For all its scientific gobbledygook, the overriding narrative theme of this epic odyssey to the far reaches of the cosmos is explicitly old-fashioned, summarized in the simple language of thousands of pop songs. “Do you believe in love?” Sir Huey Lewis asked rhetorically. “Oh, you can bet I believe it too.” To Nolan, however, themes are more like concepts, and even if love is an emotion, Nolan approaches it with all the thrill of a lab-coated pragmatist arguing his concept with an erudite term paper. He’s a maestro with effects but can’t convey actual human feeling with the camera. The relationship of a spurned daughter and a guilty father separated by galaxies is nothing much more than a game of emotional charades between ciphers.

The true ruin of Nolan, however, has long been exposition, and once again it crops up, threatening to be “Interstellar’s” waterloo. It’s not merely "disguising" theme as discourse - like having Hathaway annunciate the Love Theme in an extended monologue - but outfitting so many otherwise riveting in-space sequence with an out-loud explanation as to exactly what’s happening. It’s like the guy at the concert who won’t stop talking during your favorite song. And Nolan’s obsession with theoretical cogency routinely threatens to counteract the electricity of the sequences themselves. (No doubt the science itself would fail to appease him, but if you ever wondered how Mr. deGrasse Tyson would write dialogue...)
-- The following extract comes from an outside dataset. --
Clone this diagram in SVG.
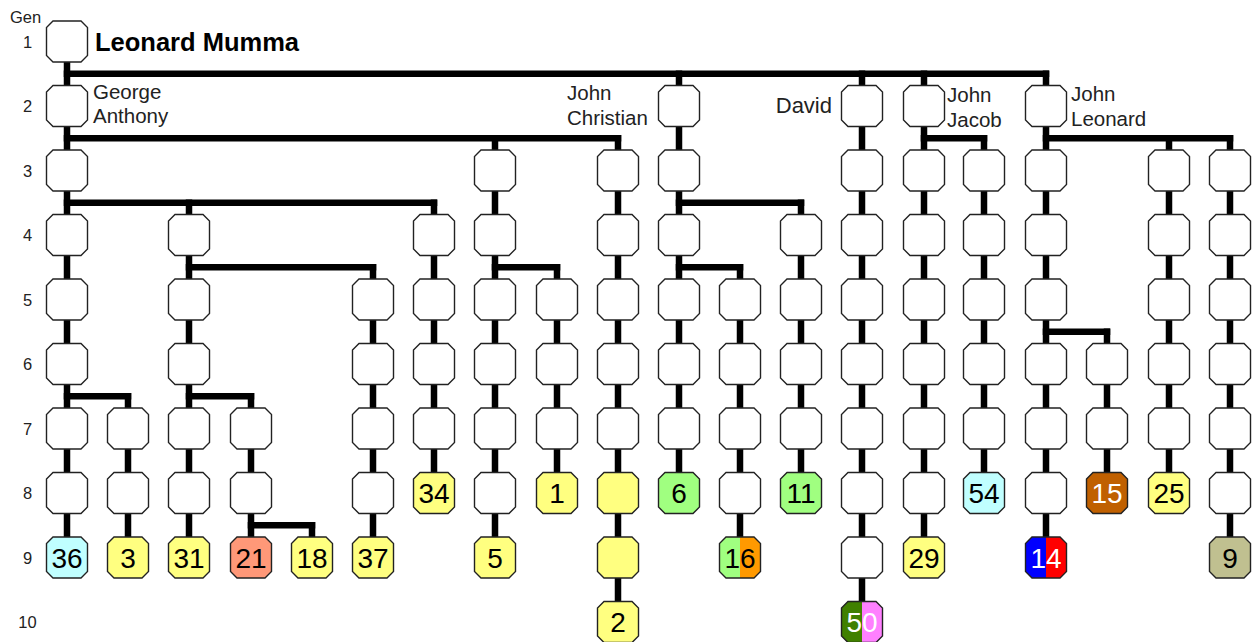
<svg xmlns="http://www.w3.org/2000/svg" xmlns:xlink="http://www.w3.org/1999/xlink" width="1252" height="642" viewBox="0 0 1252 642">
<style>
text { font-family: "Liberation Sans", Arial, sans-serif; fill: #000; }
.gen { font-size: 16.5px; text-anchor: middle; fill: #222; }
.name { font-size: 20.5px; fill: #222; }
.title { font-size: 25.5px; font-weight: bold; }
.node use { stroke: #222; stroke-width: 1.4; fill: #fff; }
.node text { font-size: 28px; text-anchor: middle; }
.node text.w { fill: #fff; }
.node use.y { fill: #ffff80; }
.node use.c { fill: #c0ffff; }
.node use.g { fill: #a0ff80; }
.node use.s { fill: #ff9878; }
.node use.b { fill: #c06000; }
.node use.k { fill: #c0c090; }
.node use.x16 { fill: url(#g16); }
.node use.x14 { fill: url(#g14); }
.node use.x50 { fill: url(#g50); }
</style>
<defs>
<polygon id="oct" points="-14,-20.5 14,-20.5 20.5,-14 20.5,14 14,20.5 -14,20.5 -20.5,14 -20.5,-14"/>
<linearGradient id="g16" x1="0" y1="0" x2="1" y2="0"><stop offset="0.5" stop-color="#a0ff80"/><stop offset="0.5" stop-color="#ff9900"/></linearGradient>
<linearGradient id="g14" x1="0" y1="0" x2="1" y2="0"><stop offset="0.5" stop-color="#0000ff"/><stop offset="0.5" stop-color="#ff0000"/></linearGradient>
<linearGradient id="g50" x1="0" y1="0" x2="1" y2="0"><stop offset="0.5" stop-color="#408000"/><stop offset="0.5" stop-color="#ff80ff"/></linearGradient>
</defs>
<rect width="1252" height="642" fill="#fff"/>

<g id="gen-labels">
<text x="10" y="23" style="font-size:16.5px;fill:#222">Gen</text>
<text class="gen" x="27.5" y="47.5">1</text>
<text class="gen" x="27.5" y="112">2</text>
<text class="gen" x="27.5" y="176.5">3</text>
<text class="gen" x="27.5" y="241">4</text>
<text class="gen" x="27.5" y="305.5">5</text>
<text class="gen" x="27.5" y="370">6</text>
<text class="gen" x="27.5" y="434.5">7</text>
<text class="gen" x="27.5" y="499">8</text>
<text class="gen" x="27.5" y="563.5">9</text>
<text class="gen" x="27.5" y="628">10</text>
</g>

<g id="connectors" stroke="#000" stroke-width="6.5" stroke-linecap="square" fill="none">
<path d="M67 41.5V557.5"/>
<path d="M128 396.25V557.5"/>
<path d="M189 202.75V557.5"/>
<path d="M251 396.25V557.5"/>
<path d="M312 525.25V557.5"/>
<path d="M373 267.25V557.5"/>
<path d="M434 202.75V493"/>
<path d="M495 138.25V557.5"/>
<path d="M557 267.25V493"/>
<path d="M618 138.25V622"/>
<path d="M679 73.75V493"/>
<path d="M740 267.25V557.5"/>
<path d="M801 202.75V493"/>
<path d="M862 73.75V622"/>
<path d="M924 73.75V557.5"/>
<path d="M984 138.25V493"/>
<path d="M1046 73.75V557.5"/>
<path d="M1107 331.75V493"/>
<path d="M1169 138.25V493"/>
<path d="M1230 138.25V557.5"/>
<path d="M67 73.75H1046"/>
<path d="M67 138.25H618"/>
<path d="M924 138.25H984"/>
<path d="M1046 138.25H1230"/>
<path d="M67 202.75H434"/>
<path d="M679 202.75H801"/>
<path d="M189 267.25H373"/>
<path d="M495 267.25H557"/>
<path d="M679 267.25H740"/>
<path d="M1046 331.75H1107"/>
<path d="M67 396.25H128"/>
<path d="M189 396.25H251"/>
<path d="M251 525.25H312"/>
</g>

<g id="names">
<text class="title" x="95" y="50.5">Leonard Mumma</text>
<text class="name" x="93" y="99">George</text>
<text class="name" x="93" y="122.5">Anthony</text>
<text class="name" x="567" y="99.5">John</text>
<text class="name" x="567" y="124.5">Christian</text>
<text class="name" x="832" y="113" text-anchor="end" style="font-size:22px">David</text>
<text class="name" x="947" y="102">John</text>
<text class="name" x="947" y="126.5">Jacob</text>
<text class="name" x="1071" y="101">John</text>
<text class="name" x="1071" y="125.5">Leonard</text>
</g>

<!-- Generation 1 -->
<g id="n1-1" class="node"><use href="#oct" x="67" y="41.5"/></g>
<!-- Generation 2 -->
<g id="n2-1" class="node"><use href="#oct" x="67" y="106"/></g>
<g id="n2-11" class="node"><use href="#oct" x="679" y="106"/></g>
<g id="n2-14" class="node"><use href="#oct" x="862" y="106"/></g>
<g id="n2-15" class="node"><use href="#oct" x="924" y="106"/></g>
<g id="n2-17" class="node"><use href="#oct" x="1046" y="106"/></g>
<!-- Generation 3 -->
<g id="n3-1" class="node"><use href="#oct" x="67" y="170.5"/></g>
<g id="n3-8" class="node"><use href="#oct" x="495" y="170.5"/></g>
<g id="n3-10" class="node"><use href="#oct" x="618" y="170.5"/></g>
<g id="n3-11" class="node"><use href="#oct" x="679" y="170.5"/></g>
<g id="n3-14" class="node"><use href="#oct" x="862" y="170.5"/></g>
<g id="n3-15" class="node"><use href="#oct" x="924" y="170.5"/></g>
<g id="n3-16" class="node"><use href="#oct" x="984" y="170.5"/></g>
<g id="n3-17" class="node"><use href="#oct" x="1046" y="170.5"/></g>
<g id="n3-19" class="node"><use href="#oct" x="1169" y="170.5"/></g>
<g id="n3-20" class="node"><use href="#oct" x="1230" y="170.5"/></g>
<!-- Generation 4 -->
<g id="n4-1" class="node"><use href="#oct" x="67" y="235"/></g>
<g id="n4-3" class="node"><use href="#oct" x="189" y="235"/></g>
<g id="n4-7" class="node"><use href="#oct" x="434" y="235"/></g>
<g id="n4-8" class="node"><use href="#oct" x="495" y="235"/></g>
<g id="n4-10" class="node"><use href="#oct" x="618" y="235"/></g>
<g id="n4-11" class="node"><use href="#oct" x="679" y="235"/></g>
<g id="n4-13" class="node"><use href="#oct" x="801" y="235"/></g>
<g id="n4-14" class="node"><use href="#oct" x="862" y="235"/></g>
<g id="n4-15" class="node"><use href="#oct" x="924" y="235"/></g>
<g id="n4-16" class="node"><use href="#oct" x="984" y="235"/></g>
<g id="n4-17" class="node"><use href="#oct" x="1046" y="235"/></g>
<g id="n4-19" class="node"><use href="#oct" x="1169" y="235"/></g>
<g id="n4-20" class="node"><use href="#oct" x="1230" y="235"/></g>
<!-- Generation 5 -->
<g id="n5-1" class="node"><use href="#oct" x="67" y="299.5"/></g>
<g id="n5-3" class="node"><use href="#oct" x="189" y="299.5"/></g>
<g id="n5-6" class="node"><use href="#oct" x="373" y="299.5"/></g>
<g id="n5-7" class="node"><use href="#oct" x="434" y="299.5"/></g>
<g id="n5-8" class="node"><use href="#oct" x="495" y="299.5"/></g>
<g id="n5-9" class="node"><use href="#oct" x="557" y="299.5"/></g>
<g id="n5-10" class="node"><use href="#oct" x="618" y="299.5"/></g>
<g id="n5-11" class="node"><use href="#oct" x="679" y="299.5"/></g>
<g id="n5-12" class="node"><use href="#oct" x="740" y="299.5"/></g>
<g id="n5-13" class="node"><use href="#oct" x="801" y="299.5"/></g>
<g id="n5-14" class="node"><use href="#oct" x="862" y="299.5"/></g>
<g id="n5-15" class="node"><use href="#oct" x="924" y="299.5"/></g>
<g id="n5-16" class="node"><use href="#oct" x="984" y="299.5"/></g>
<g id="n5-17" class="node"><use href="#oct" x="1046" y="299.5"/></g>
<g id="n5-19" class="node"><use href="#oct" x="1169" y="299.5"/></g>
<g id="n5-20" class="node"><use href="#oct" x="1230" y="299.5"/></g>
<!-- Generation 6 -->
<g id="n6-1" class="node"><use href="#oct" x="67" y="364"/></g>
<g id="n6-3" class="node"><use href="#oct" x="189" y="364"/></g>
<g id="n6-6" class="node"><use href="#oct" x="373" y="364"/></g>
<g id="n6-7" class="node"><use href="#oct" x="434" y="364"/></g>
<g id="n6-8" class="node"><use href="#oct" x="495" y="364"/></g>
<g id="n6-9" class="node"><use href="#oct" x="557" y="364"/></g>
<g id="n6-10" class="node"><use href="#oct" x="618" y="364"/></g>
<g id="n6-11" class="node"><use href="#oct" x="679" y="364"/></g>
<g id="n6-12" class="node"><use href="#oct" x="740" y="364"/></g>
<g id="n6-13" class="node"><use href="#oct" x="801" y="364"/></g>
<g id="n6-14" class="node"><use href="#oct" x="862" y="364"/></g>
<g id="n6-15" class="node"><use href="#oct" x="924" y="364"/></g>
<g id="n6-16" class="node"><use href="#oct" x="984" y="364"/></g>
<g id="n6-17" class="node"><use href="#oct" x="1046" y="364"/></g>
<g id="n6-18" class="node"><use href="#oct" x="1107" y="364"/></g>
<g id="n6-19" class="node"><use href="#oct" x="1169" y="364"/></g>
<g id="n6-20" class="node"><use href="#oct" x="1230" y="364"/></g>
<!-- Generation 7 -->
<g id="n7-1" class="node"><use href="#oct" x="67" y="428.5"/></g>
<g id="n7-2" class="node"><use href="#oct" x="128" y="428.5"/></g>
<g id="n7-3" class="node"><use href="#oct" x="189" y="428.5"/></g>
<g id="n7-4" class="node"><use href="#oct" x="251" y="428.5"/></g>
<g id="n7-6" class="node"><use href="#oct" x="373" y="428.5"/></g>
<g id="n7-7" class="node"><use href="#oct" x="434" y="428.5"/></g>
<g id="n7-8" class="node"><use href="#oct" x="495" y="428.5"/></g>
<g id="n7-9" class="node"><use href="#oct" x="557" y="428.5"/></g>
<g id="n7-10" class="node"><use href="#oct" x="618" y="428.5"/></g>
<g id="n7-11" class="node"><use href="#oct" x="679" y="428.5"/></g>
<g id="n7-12" class="node"><use href="#oct" x="740" y="428.5"/></g>
<g id="n7-13" class="node"><use href="#oct" x="801" y="428.5"/></g>
<g id="n7-14" class="node"><use href="#oct" x="862" y="428.5"/></g>
<g id="n7-15" class="node"><use href="#oct" x="924" y="428.5"/></g>
<g id="n7-16" class="node"><use href="#oct" x="984" y="428.5"/></g>
<g id="n7-17" class="node"><use href="#oct" x="1046" y="428.5"/></g>
<g id="n7-18" class="node"><use href="#oct" x="1107" y="428.5"/></g>
<g id="n7-19" class="node"><use href="#oct" x="1169" y="428.5"/></g>
<g id="n7-20" class="node"><use href="#oct" x="1230" y="428.5"/></g>
<!-- Generation 8 -->
<g id="n8-1" class="node"><use href="#oct" x="67" y="493"/></g>
<g id="n8-2" class="node"><use href="#oct" x="128" y="493"/></g>
<g id="n8-3" class="node"><use href="#oct" x="189" y="493"/></g>
<g id="n8-4" class="node"><use href="#oct" x="251" y="493"/></g>
<g id="n8-6" class="node"><use href="#oct" x="373" y="493"/></g>
<g id="n8-7" class="node"><use href="#oct" x="434" y="493" class="y"/><text x="434" y="503">34</text></g>
<g id="n8-8" class="node"><use href="#oct" x="495" y="493"/></g>
<g id="n8-9" class="node"><use href="#oct" x="557" y="493" class="y"/><text x="557" y="503">1</text></g>
<g id="n8-10" class="node"><use href="#oct" x="618" y="493" class="y"/></g>
<g id="n8-11" class="node"><use href="#oct" x="679" y="493" class="g"/><text x="679" y="503">6</text></g>
<g id="n8-12" class="node"><use href="#oct" x="740" y="493"/></g>
<g id="n8-13" class="node"><use href="#oct" x="801" y="493" class="g"/><text x="801" y="503">11</text></g>
<g id="n8-14" class="node"><use href="#oct" x="862" y="493"/></g>
<g id="n8-15" class="node"><use href="#oct" x="924" y="493"/></g>
<g id="n8-16" class="node"><use href="#oct" x="984" y="493" class="c"/><text x="984" y="503">54</text></g>
<g id="n8-17" class="node"><use href="#oct" x="1046" y="493"/></g>
<g id="n8-18" class="node"><use href="#oct" x="1107" y="493" class="b"/><text class="w" x="1107" y="503">15</text></g>
<g id="n8-19" class="node"><use href="#oct" x="1169" y="493" class="y"/><text x="1169" y="503">25</text></g>
<g id="n8-20" class="node"><use href="#oct" x="1230" y="493"/></g>
<!-- Generation 9 -->
<g id="n9-1" class="node"><use href="#oct" x="67" y="557.5" class="c"/><text x="67" y="567.5">36</text></g>
<g id="n9-2" class="node"><use href="#oct" x="128" y="557.5" class="y"/><text x="128" y="567.5">3</text></g>
<g id="n9-3" class="node"><use href="#oct" x="189" y="557.5" class="y"/><text x="189" y="567.5">31</text></g>
<g id="n9-4" class="node"><use href="#oct" x="251" y="557.5" class="s"/><text x="251" y="567.5">21</text></g>
<g id="n9-5" class="node"><use href="#oct" x="312" y="557.5" class="y"/><text x="312" y="567.5">18</text></g>
<g id="n9-6" class="node"><use href="#oct" x="373" y="557.5" class="y"/><text x="373" y="567.5">37</text></g>
<g id="n9-8" class="node"><use href="#oct" x="495" y="557.5" class="y"/><text x="495" y="567.5">5</text></g>
<g id="n9-10" class="node"><use href="#oct" x="618" y="557.5" class="y"/></g>
<g id="n9-12" class="node"><use href="#oct" x="740" y="557.5" class="x16"/><text x="740" y="567.5">16</text></g>
<g id="n9-14" class="node"><use href="#oct" x="862" y="557.5"/></g>
<g id="n9-15" class="node"><use href="#oct" x="924" y="557.5" class="y"/><text x="924" y="567.5">29</text></g>
<g id="n9-17" class="node"><use href="#oct" x="1046" y="557.5" class="x14"/><text class="w" x="1046" y="567.5">14</text></g>
<g id="n9-20" class="node"><use href="#oct" x="1230" y="557.5" class="k"/><text x="1230" y="567.5">9</text></g>
<!-- Generation 10 -->
<g id="n10-10" class="node"><use href="#oct" x="618" y="622" class="y"/><text x="618" y="632">2</text></g>
<g id="n10-14" class="node"><use href="#oct" x="862" y="622" class="x50"/><text class="w" x="862" y="632">50</text></g>
</svg>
Still, for the endless chatter and weightlessness of the relationships, “Interstellar”, over and over, achieves transcendent flight, providing sequences of such raw movie-ness that the moviemaking itself is enough to lift you up and spackle over any flaws. Nolan’s real collaborator here is not his brother Jonathan, co-screenwriter, as much as it is his composer, Hans Zimmer, noted musical purveyor of bombast, who has concocted a score as colossal as the IMAX 70mm photography. Not content to just comment on the action, it becomes integral to it, and the sound design often overpowers the dialogue – further evidence the film not only would have benefited from its absence at many a moment but subconsciously intended for its characters to, more often than not, just zip it.

Early in the film, still back on the farm, Coop is ferrying his kids to school when an apparent drone swoops in and, suddenly, he swerves his broken old pickup off the dirt road and plows through his stalks of corn to give chase. The music soars and the camera assumes wings and even if you have no idea what is happening, it doesn’t matter, because the majesty of the moment tethers you to the screen, and all you are left with is sheer heartrending awe.

“Rage against the dying of the light.” That’s Dr. Brand borrowing the words of Dylan Thomas as a means to grant the mission a motto, but it might as well be the motto of Nolan, ambitious to the point of lunacy, raging against Lean Cuisine™ superhero epics and low budget handheld affairs of authenticity. If its astrophysics fail to check out, well, of course they do. This is not nuts and bolts but magic conjured.  

1 comment:

Anonymous said...

I think you were able to put into words what so many people had a hard time conjuring up after seeing this film.